Okay, okay. Forget the intro. Skip the pomp and circumstance. It’s Cars 3. Who cares right? Spoiler alert: I hated it. But here’s the thing: I really didn’t want to.
Ah, Pixar. There’s honestly no company in the history of cinema that has acquired a more illustrious and legendary persona than Pixar. Even their predecessor Disney has a greater ratio of bad films to good. I mean, how many people have a copy of Home on the Range on Bluray? Did you forget about Home on the Range? It’s about cows. Anyway, Pixar’s pretty much great, except when it comes to the Cars franchise. The first one is a fine movie but it was the first Pixar movie that was clearly targeted directly at children. Cars 2 was a ridiculous romp whose only claim to fame was being the worst Cars film. Well, now it doesn’t even have that praise anymore. I can’t believe I’m saying this, but Cars 3 is worse. I had a lot of faith in this movie. I trusted Pixar to put a little more effort into this entry, plus the mysterious teaser trailer promised a much more serious film in which Lightning McQueen deals with the repercussions of his untimely car crash on the asphalt. The film we received, however, was a childish, lazy, boring snoozefest that wasted my time and energy for an hour and 49 minutes.
So what’s the plot of Cars 3? As I mentioned before, Lightning McQueen, the once heroic superstar of the racing circuit, gets into a possible career-ending wreck that sends him out of commission for how long? Four months. After four months, he is totally fine. He then trains for literally a week and reenters a race. Let me remind you, these are sentient cars we’re talking about here. Humans survive car accidents because they have all sorts of interior safety equipment designed to protect their bodies. In the Cars universe, the car bodies are their bodies. If I pushed Steph Curry down an elevator shaft, it would probably take him over four months to be court ready again. Of course, this movie isn’t just a simple comeback story. It’s also a story about Lightning McQueen being too old for the old driving game. Newer, younger racers have exploded onto the scene using high-tech racing equipment and controlled statistics to outrun oldtimers like McQueen. So basically it’s the plot of every Rocky movie mashed into one bastardized version. Well, maybe not the first Rocky, but all the others after that. The oddest decision this movie made was to introduce a brand new character named Cruze and then focus almost entirely on her. You would think that as the hopefully final entry in the trilogy, they would want to close out McQueen’s storyline. If anything, he’s just a plot device designed to propel an ever-increasingly pedantic script. I mean really, this movie just trudges on scene after scene, until the monotony of it all causes you to want to lie down in the center of the racetrack and wait for the end.
What really baffles me about Pixar’s effort this time around was their ability to make a movie that literally appeals to no one. There aren’t enough kid-friendly jokes to keep the children interested, and there isn’t enough adult-oriented humor to entertain the parents either.

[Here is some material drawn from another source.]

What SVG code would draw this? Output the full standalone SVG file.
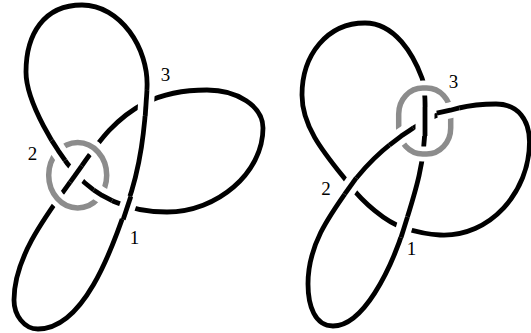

They removed basically every previous character from the franchise except for McQueen from the storyline and attempted to shoehorn in some manufactured emotion revolving around the Doc Hudson character. It’s really got me dumbfounded. Even if you think Mater is annoying, you have to recognize that he makes a majority of the audience laugh. You might as well give him something, anything to do in your movie. I find the minions to be the most obnoxious characters alive but even I wouldn’t remove them from Despicable Me 3. The voice acting is pretty poor as well. Owen Wilson seems to be attempting to channel some of Tom Hanks’ work in the Toy Story franchise, but he seems to be unaware that Hanks is a vastly superior actor. He just kind of stumbles along giving a performance that is every bit as uninspiring as the rest of the film.

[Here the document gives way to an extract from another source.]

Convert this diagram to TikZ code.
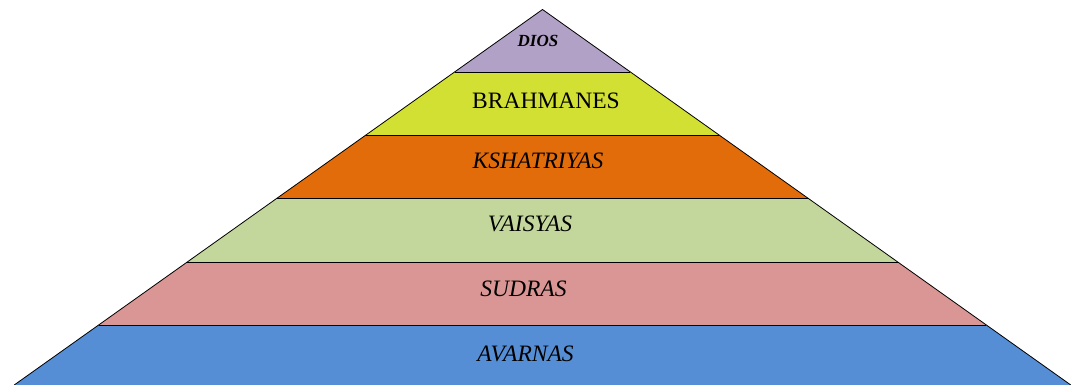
\documentclass[tikz,border=0pt]{standalone}
\usepackage{fontspec}
\setmainfont{Liberation Serif}
\definecolor{cDios}{HTML}{B2A1C7}
\definecolor{cBrah}{HTML}{D2E034}
\definecolor{cKsha}{HTML}{E36C0A}
\definecolor{cVais}{HTML}{C3D69B}
\definecolor{cSudr}{HTML}{D99694}
\definecolor{cAvar}{HTML}{558ED5}
\begin{document}
\begin{tikzpicture}[x=1pt,y=-1pt,
  layer/.style={draw=black,line width=0.8pt,line join=miter},
  lbl/.style={anchor=base,inner sep=0pt,font=\fontsize{23.5}{26}\selectfont\itshape},
  lblup/.style={anchor=base,inner sep=0pt,font=\fontsize{23.5}{26}\selectfont},
  lbltop/.style={anchor=base,inner sep=0pt,font=\fontsize{17}{19}\selectfont\bfseries\itshape}]
\useasboundingbox (0,0) rectangle (1071,385);
\coordinate (apex) at (542.5,9.5);
\coordinate (l1) at (454.6,72);   \coordinate (r1) at (630.4,72);
\coordinate (l2) at (365.9,135);  \coordinate (r2) at (719.1,135);
\coordinate (l3) at (276.6,198.5);\coordinate (r3) at (808.4,198.5);
\coordinate (l4) at (187.2,262);  \coordinate (r4) at (897.8,262);
\coordinate (l5) at (98.6,325);   \coordinate (r5) at (986.4,325);
\coordinate (l6) at (14.2,385);   \coordinate (r6) at (1070.8,385);
\fill[cAvar] (l5) -- (r5) -- (r6) -- (l6) -- cycle;
\fill[cSudr] (l4) -- (r4) -- (r5) -- (l5) -- cycle;
\fill[cVais] (l3) -- (r3) -- (r4) -- (l4) -- cycle;
\fill[cKsha] (l2) -- (r2) -- (r3) -- (l3) -- cycle;
\fill[cBrah] (l1) -- (r1) -- (r2) -- (l2) -- cycle;
\fill[cDios] (apex) -- (r1) -- (l1) -- cycle;
\draw[layer] (l6) -- (apex) -- (r6);
\draw[layer] (l1) -- (r1);
\draw[layer] (l2) -- (r2);
\draw[layer] (l3) -- (r3);
\draw[layer] (l4) -- (r4);
\draw[layer] (l5) -- (r5);
\node[lbltop] (dios) at (538,46.7) {DIOS};
\node[lblup] (brah) at (546,108.3) {BRAHMANES};
\node[lbl] (ksha) at (538,168.3) {KSHATRIYAS};
\node[lbl] (vais) at (530,231.7) {VAISYAS};
\node[lbl] (sudr) at (523.5,296.7) {SUDRAS};
\node[lbl] (avar) at (525.5,361) {AVARNAS};
\end{tikzpicture}
\end{document}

There are things to like about this movie. You have to search for them, but they’re there. It is a very visually attractive film. Pixar’s animators were really at the top of their game with this one. There are scenes of them driving cross country that genuinely took my breath away. But realistically the biggest benefit of this film is one more abstract. This movie is going to make a king’s ransom in merchandising, as its predecessors have done. All the Lightning McQueen Crocs and Hot Wheels sold after the first film came out were the only way we would have gotten some of Pixar’s more risky ventures like Ratatouille or Wall-E. And Cars 2 paved the way for Inside Out in Tow Mater bedspreads and beach towels. So while this film really busted my chops, I have to praise its existence, as I’m sure it will help Pixar make something a lot more intriguing in the years to come. As for right now, though. I’d advise against seeing Cars 3. If I were to describe it in one word it would be “dirge.” It’s just boring and really won’t leave you very entertained. But hey, if you want to waste your time, who am I to stop you?